Location: Water Management Research
Project Number: 2034-13000-013-006-R
Project Type: Reimbursable Cooperative Agreement
Start Date: Feb 1, 2022
End Date: Jan 31, 2025
The importance of heart-healthy, shelf-stable almonds and almond products became clearer in light of the pandemic. Few studies directly link management for soil health to food nutrition outcomes and to-date no studies have examined soil organic carbon (SOC) and biota, critical components of soil health, and almond nutritional quality. Whole orchard recycling (WOR), i.e. wood chipping excised trees for soil amendment, and cover cropping (CC) both enhance SOC, but have different carbon inputs. We hypothesize that soils under WOR or CC management will have differential slow/stable and fast/labile SOC pools, which will stimulate divergent soil microbial communities. We will evaluate if induced shifts in SOC pools and soil microbiota will impact nutritional and shelf stability quality of the almonds. WOR not only enhances SOC, but also provides a burning alternative, helping growers manage the near-to-complete-phase-out of agricultural burning to be implemented by 2025 in the San Joaquin Valley. Cover crops can enhance soil fertility and water infiltration, provide beneficial insect habitat and weed management, and be an additional revenue if harvested for forage. We will assess two CC treatments, a mixture of beneficial plants (non-forage) and alfalfa, a deep-rooting, nitrogen-fixing forage crop that provides an economic incentive for growers. We will gain fundamental insight into SOC storage under WOR and CC management and potentially link SOC and biological soil health metrics with marketable almond traits. This research helps California almond growers meet consumer demand for healthy and sustainable agricultural products. Project impacts will be based on grower adoption of WOR and CC and on industry shifts in purchasing priorities.

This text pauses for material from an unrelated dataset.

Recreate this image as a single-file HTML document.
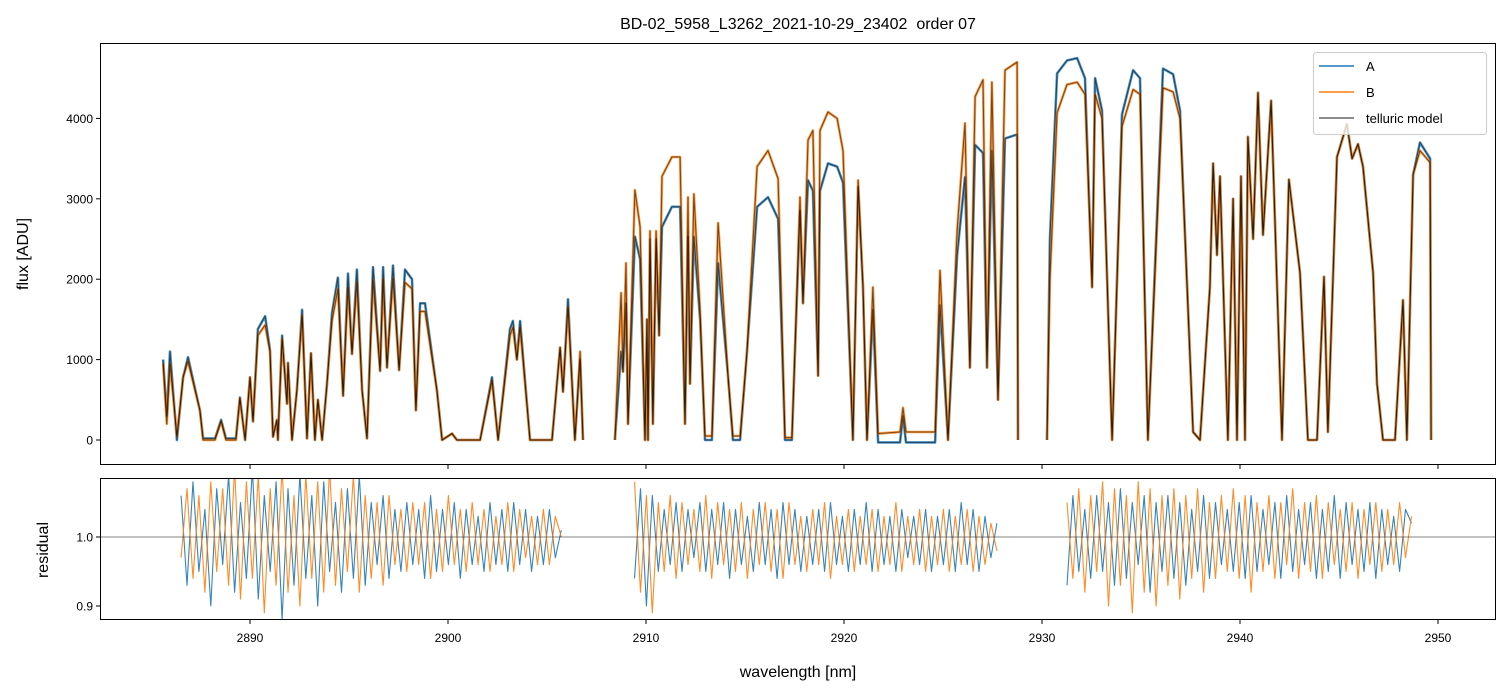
<!DOCTYPE html>
<html><head><meta charset="utf-8"><style>
html,body{margin:0;padding:0;background:#fff;}
svg{display:block;font-family:"Liberation Sans","DejaVu Sans",sans-serif;}
</style></head><body>
<svg id="chart" width="1510" height="696" viewBox="0 0 1510 696" xmlns="http://www.w3.org/2000/svg">
<defs>
<clipPath id="clipTop"><rect x="100" y="43" width="1396" height="422"/></clipPath>
<clipPath id="clipBot"><rect x="100" y="478" width="1396" height="142"/></clipPath>
</defs>
<text x="798" y="29" font-size="16" text-anchor="middle">BD-02_5958_L3262_2021-10-29_23402&#160; order 07</text>
<g id="topSeries" clip-path="url(#clipTop)"></g>
<g id="botSeries" clip-path="url(#clipBot)"></g>
<g id="axes"></g>
<rect x="100.5" y="43.5" width="1395" height="421" fill="none" stroke="#000" stroke-width="1"/>
<rect x="100.5" y="478.5" width="1395" height="141" fill="none" stroke="#000" stroke-width="1"/>
<text transform="translate(28,254) rotate(-90)" font-size="16" text-anchor="middle">flux [ADU]</text>
<text transform="translate(48,550) rotate(-90)" font-size="16" text-anchor="middle">residual</text>
<text x="798" y="677" font-size="16" text-anchor="middle">wavelength [nm]</text>
<g>
<rect x="1313.5" y="52.5" width="173" height="82" rx="3" fill="#fff" fill-opacity="0.8" stroke="#ccc"/>
<line x1="1319" y1="66" x2="1354" y2="66" stroke="#1f77b4" stroke-width="1.5"/>
<text x="1366" y="71" font-size="13">A</text>
<line x1="1319" y1="92" x2="1354" y2="92" stroke="#ff7f0e" stroke-width="1.5"/>
<text x="1366" y="97" font-size="13">B</text>
<line x1="1319" y1="118" x2="1354" y2="118" stroke="#000" stroke-opacity="0.6" stroke-width="1.5"/>
<text x="1366" y="123" font-size="13">telluric model</text>
</g>
</svg>
<script>
const wl1=[2885.61,2885.80,2885.96,2886.31,2886.62,2886.87,2887.47,2887.63,2888.23,2888.54,2888.79,2889.29,2889.49,2889.75,2890.00,2890.15,2890.40,2890.76,2891.01,2891.16,2891.36,2891.41,2891.62,2891.87,2891.92,2892.12,2892.37,2892.63,2892.88,2893.08,2893.28,2893.43,2893.64,2893.89,2894.14,2894.44,2894.70,2894.95,2895.15,2895.40,2895.66,2895.91,2896.21,2896.57,2896.72,2896.92,2897.22,2897.53,2897.83,2898.18,2898.38,2898.59,2898.84,2899.44,2899.70,2900.20,2900.45,2901.62,2902.22,2902.53,2903.13,2903.28,2903.48,2903.64,2904.14,2905.25,2905.66,2905.81,2906.06,2906.41,2906.67,2906.82];
const fluxA1=[1000,300,1100,0,780,1030,370,20,20,250,20,20,530,0,780,230,1380,1540,1120,40,250,0,1300,450,960,0,620,1620,20,1080,0,500,0,700,1580,2020,550,2070,1070,2120,620,20,2150,860,2150,900,2170,870,2120,2000,370,1700,1700,620,0,80,0,0,780,0,1380,1480,1000,1480,0,0,1150,600,1750,0,1000,0];
const fluxB1=[950,200,950,50,780,980,370,0,0,230,0,0,520,0,780,230,1300,1430,1100,40,250,0,1260,450,950,0,620,1550,20,1080,0,500,0,700,1480,1880,550,1900,1070,1960,620,20,1990,860,2000,900,2010,870,1960,1880,370,1600,1600,620,0,80,0,0,740,0,1300,1400,1000,1400,0,0,1150,600,1650,0,1100,0];
const wl2=[2908.43,2908.74,2908.84,2908.99,2909.09,2909.44,2909.70,2909.95,2910.05,2910.10,2910.20,2910.35,2910.51,2910.66,2910.81,2911.31,2911.72,2911.97,2912.12,2912.22,2912.42,2912.73,2912.98,2913.33,2913.64,2914.14,2914.39,2914.75,2915.10,2915.61,2916.16,2916.67,2917.02,2917.37,2917.78,2917.93,2918.18,2918.43,2918.69,2918.79,2919.19,2919.65,2919.95,2920.45,2920.71,2920.96,2921.16,2921.46,2921.72,2922.83,2922.98,2923.13,2924.60,2924.85,2925.25,2925.71,2926.11,2926.36,2926.62,2927.02,2927.22,2927.47,2927.78,2928.13,2928.74,2928.79];
const fluxA2=[0,1100,850,1700,200,2530,2250,0,1500,0,2500,200,2500,1300,2650,2900,2900,200,2530,700,2530,1500,0,0,2200,800,0,0,1100,2900,3020,2750,0,0,2850,1700,3230,3100,800,3100,3440,3400,3200,0,3150,1900,0,1620,-30,-30,300,-30,-30,1680,0,2300,3270,900,3670,3570,900,3600,500,3750,3800,0];
const fluxB2=[0,1830,850,2200,200,3110,2650,0,1500,0,2600,200,2600,1300,3280,3520,3520,200,3020,700,3060,1600,50,50,2700,800,50,50,1100,3400,3600,3250,30,30,3020,1700,3730,3850,800,3850,4080,4000,3600,0,3230,1900,0,1900,80,100,400,100,100,2110,0,2600,3940,900,4270,4480,900,4450,500,4600,4700,0];
const wl3=[2930.25,2930.40,2930.76,2931.26,2931.77,2932.17,2932.53,2932.68,2933.03,2933.54,2934.04,2934.60,2934.95,2935.35,2936.11,2936.62,2936.97,2937.63,2937.98,2938.48,2938.64,2938.84,2938.99,2939.39,2939.65,2939.85,2940.05,2940.25,2940.40,2940.66,2940.91,2941.16,2941.57,2942.12,2942.47,2943.03,2943.43,2943.89,2944.24,2944.44,2944.90,2945.40,2945.66,2945.96,2946.21,2946.72,2946.92,2947.22,2947.83,2948.23,2948.43,2948.74,2949.09,2949.60,2949.65];
const fluxA3=[0,2500,4560,4720,4750,4500,1900,4500,4100,0,4050,4600,4500,0,4620,4550,4100,100,0,1900,3440,2300,3280,0,3000,0,3280,0,3770,2500,4320,2550,4220,0,3240,2080,0,0,2030,100,3520,3930,3500,3680,3400,2080,700,0,0,1740,0,3300,3700,3500,0];
const fluxB3=[0,2000,4070,4420,4450,4300,1900,4300,4000,0,3900,4360,4300,0,4380,4330,4000,100,0,1900,3440,2300,3280,0,3000,0,3280,0,3770,2500,4320,2550,4220,0,3240,2080,0,0,2030,100,3520,3930,3500,3680,3400,2080,700,0,0,1740,0,3300,3600,3450,0];
const residStart=[2886.52,2909.42,2931.26];
const residStep=0.3;
const residA1=[1.06,0.93,1.08,0.95,1.04,0.90,1.07,0.96,1.09,0.92,1.05,0.94,1.10,0.91,1.06,0.95,1.08,0.88,1.07,0.93,1.09,0.94,1.06,0.90,1.08,0.95,1.05,0.92,1.07,0.94,1.09,0.93,1.05,0.96,1.06,0.94,1.04,0.95,1.05,0.96,1.04,0.94,1.06,0.95,1.04,0.96,1.05,0.94,1.04,0.96,1.03,0.95,1.05,0.96,1.04,0.95,1.05,0.96,1.04,0.95,1.03,0.96,1.04,0.97,1.01];
const residB1=[0.97,1.07,0.94,1.06,0.92,1.08,0.95,1.07,0.93,1.10,0.91,1.08,0.94,1.09,0.89,1.07,0.93,1.10,0.92,1.06,0.90,1.09,0.94,1.08,0.92,1.10,0.93,1.07,0.95,1.09,0.92,1.06,0.94,1.05,0.93,1.06,0.96,1.04,0.95,1.05,0.96,1.05,0.94,1.04,0.95,1.06,0.96,1.04,0.95,1.05,0.96,1.04,0.95,1.03,0.96,1.05,0.95,1.04,0.97,1.03,0.96,1.04,0.96,1.03,1.00];
const residA2=[0.94,1.07,0.90,1.06,0.95,1.04,0.96,1.05,0.95,1.04,0.97,1.05,0.95,1.04,0.96,1.05,0.94,1.04,0.96,1.03,0.95,1.05,0.96,1.04,0.94,1.05,0.96,1.04,0.95,1.03,0.96,1.04,0.95,1.05,0.96,1.03,0.95,1.04,0.96,1.05,0.95,1.04,0.96,1.03,0.95,1.04,0.97,1.03,0.96,1.04,0.95,1.03,0.96,1.04,0.95,1.05,0.96,1.04,0.95,1.03,0.97,1.02];
const residB2=[1.08,0.92,1.06,0.89,1.05,0.95,1.06,0.94,1.05,0.96,1.04,0.95,1.06,0.94,1.05,0.96,1.04,0.95,1.05,0.94,1.04,0.96,1.05,0.95,1.04,0.94,1.05,0.96,1.03,0.95,1.04,0.96,1.05,0.94,1.03,0.96,1.04,0.95,1.03,0.96,1.04,0.95,1.03,0.96,1.05,0.95,1.03,0.96,1.04,0.95,1.03,0.96,1.04,0.95,1.03,0.96,1.04,0.95,1.03,0.96,1.02,0.98];
const residA3=[0.93,1.06,0.95,1.04,0.94,1.06,0.95,1.05,0.93,1.07,0.94,1.05,0.96,1.06,0.92,1.05,0.95,1.06,0.94,1.05,0.93,1.04,0.95,1.06,0.94,1.05,0.96,1.04,0.95,1.05,0.94,1.06,0.95,1.04,0.96,1.05,0.94,1.06,0.95,1.04,0.96,1.05,0.94,1.04,0.95,1.06,0.94,1.05,0.96,1.04,0.95,1.05,0.94,1.04,0.96,1.03,0.95,1.04,1.02];
const residB3=[1.05,0.94,1.07,0.92,1.06,0.95,1.08,0.90,1.07,0.93,1.06,0.89,1.08,0.92,1.07,0.90,1.06,0.93,1.07,0.91,1.06,0.94,1.07,0.92,1.05,0.94,1.06,0.95,1.07,0.94,1.06,0.92,1.05,0.95,1.06,0.94,1.05,0.96,1.07,0.94,1.05,0.95,1.06,0.94,1.05,0.96,1.04,0.95,1.05,0.94,1.04,0.96,1.05,0.95,1.04,0.96,1.05,0.97,1.03];
const xTicks=[2890,2900,2910,2920,2930,2940,2950];
const yTicksTop=[0,1000,2000,3000,4000];
const yTicksBot=[0.9,1.0];

const NS="http://www.w3.org/2000/svg";
const xs=w=>100+(w-2882.424)*19.8;
const yT=f=>440-f*0.0804;
const yB=r=>537-(r-1)*690;
function mk(tag,attrs,parent){const e=document.createElementNS(NS,tag);for(const k in attrs)e.setAttribute(k,attrs[k]);parent.appendChild(e);return e;}
const gTop=document.getElementById('topSeries'),gBot=document.getElementById('botSeries'),gAx=document.getElementById('axes');
function poly(wls,vals,yf,color,sw,op,parent,name){
  const pts=wls.map((w,i)=>xs(w).toFixed(1)+','+yf(vals[i]).toFixed(1)).join(' ');
  const p=mk('polyline',{points:pts,fill:'none',stroke:color,'stroke-width':sw,'stroke-opacity':op,'stroke-linejoin':'round'},parent);
  
  
}
const segs=[[wl1,fluxA1,fluxB1],[wl2,fluxA2,fluxB2],[wl3,fluxA3,fluxB3]];
segs.forEach((s,i)=>poly(s[0],s[1],yT,'#1f77b4',2.6,0.8,gTop,'series-a-seg'+(i+1)));
segs.forEach((s,i)=>poly(s[0],s[2],yT,'#ff7f0e',2.6,0.8,gTop,'series-b-seg'+(i+1)));
segs.forEach((s,i)=>{poly(s[0],s[1],yT,'#000',1,0.55,gTop,'model-a-seg'+(i+1));poly(s[0],s[2],yT,'#000',1,0.55,gTop,'model-b-seg'+(i+1));});
const rA=[residA1,residA2,residA3],rB=[residB1,residB2,residB3];
function rw(k,arr){return arr.map((_,i)=>residStart[k]+i*residStep);}
rA.forEach((a,k)=>poly(rw(k,a),a,yB,'#1f77b4',1.1,0.9,gBot,'residual-a-seg'+(k+1)));
rB.forEach((a,k)=>poly(rw(k,a),a,yB,'#ff7f0e',1.1,0.9,gBot,'residual-b-seg'+(k+1)));
const ref=mk('line',{x1:100,x2:1496,y1:yB(1),y2:yB(1),stroke:'#333','stroke-width':0.7,'stroke-opacity':0.8},gBot);


xTicks.forEach(t=>{
  const x=xs(t);
  const a=mk('line',{x1:x,x2:x,y1:465,y2:469,stroke:'#000'},gAx);
  
  
  const b=mk('line',{x1:x,x2:x,y1:620,y2:624,stroke:'#000'},gAx);
  
  
  const l=mk('text',{x:x,y:642,'font-size':12,'text-anchor':'middle'},gAx);l.textContent=t;
  
  
});
yTicksTop.forEach(t=>{
  const y=yT(t);
  const a=mk('line',{x1:96,x2:100,y1:y,y2:y,stroke:'#000'},gAx);
  
  
  const l=mk('text',{x:93,y:y+4.5,'font-size':12,'text-anchor':'end'},gAx);l.textContent=t;
  
  
});
yTicksBot.forEach(t=>{
  const y=yB(t);
  const a=mk('line',{x1:96,x2:100,y1:y,y2:y,stroke:'#000'},gAx);
  
  
  const l=mk('text',{x:93,y:y+4.5,'font-size':12,'text-anchor':'end'},gAx);l.textContent=t.toFixed(1);
  
  
});
</script>
</body></html>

1. Manage research plots to evaluate soil building practices, whole orchard recycling (WOR) and cover cropping (CC), including two cover crop treatments; (i) alfalfa and (ii) a plant species mixture. 2. Model the quality and bioavailability of carbon in soils under WOR and CC and their paired controls using estimated decomposition parameters. 3. Reveal correlations between microbial community characteristics and soil carbon decomposition kinetics and/or indicators of almond nutritional quality. 4. Evaluate quality and yield of forage CC (alfalfa) when intercropped with almonds. 5. Determine if management induced shifts in SOC constituents impact almond shelf life and nutritional quality indicators. 6. Disseminate project results to growers and farm managers, crop advisors, industry supply chain representatives, and consumers.